From Babylon, you'll learn:

  • Why systems matter more than charisma in building anything that lasts

  • How the first comprehensive legal code changed what it meant to have a state

  • Why Babylon survived 900 years of foreign occupation and then rose again to destroy their conquerors

  • What happened when a civilization that mastered administration couldn't adapt fast enough

From Assyria, you'll discover:

  • How terror can be effective

  • Why the most feared empire in ancient history collapsed in just three years

  • The fatal flaw in any system built purely on force

  • What happens when you spend centuries making enemies and zero time making friends

From Persia, you'll understand:

  • How a vassal king built the largest empire in under thirty years

  • Why tolerance and respect can be more powerful than fear

  • How infrastructure and economic integration create loyalty that armies can't

  • Why Cyrus conquered Babylon without breaking down its walls—and what that teaches about soft power

But we're also going to connect these ancient stories to something more immediate: how they shaped the Bible and Jewish identity, how they influenced Greek thought and Western civilization, and how the patterns they established still govern how we think about power today.

Why You Should Read This Series

Because the patterns matter.

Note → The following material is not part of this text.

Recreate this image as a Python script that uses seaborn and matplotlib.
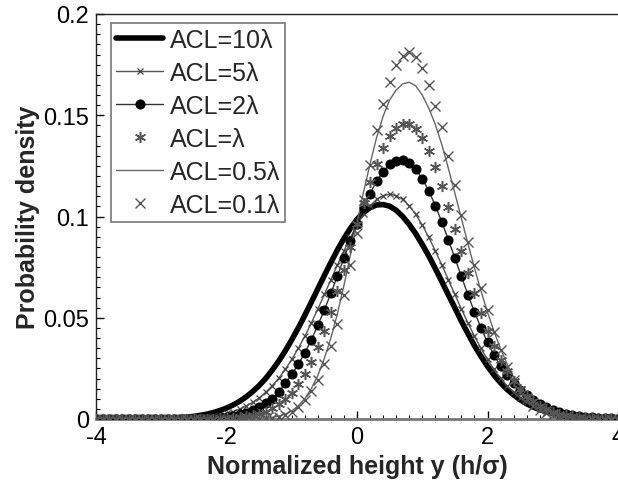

Because every challenge you face in building something that lasts—whether it's a company, a team, a movement, or just a personal project—has been faced before at larger scale with higher stakes.

Because history is the closest thing we have to a controlled experiment in what works and what doesn't when humans try to organize power.

Ready?

The series starts next week. Six issues that will take you from Hammurabi's clay tablets to Cyrus's bloodless conquest of Babylon. From the birth of written law to the perfection of systematic terror to the invention of soft power.

Three empires. Three radically different approaches to the same problem. Three sets of lessons that remain urgently relevant today.

The question is: are we still making the same mistakes?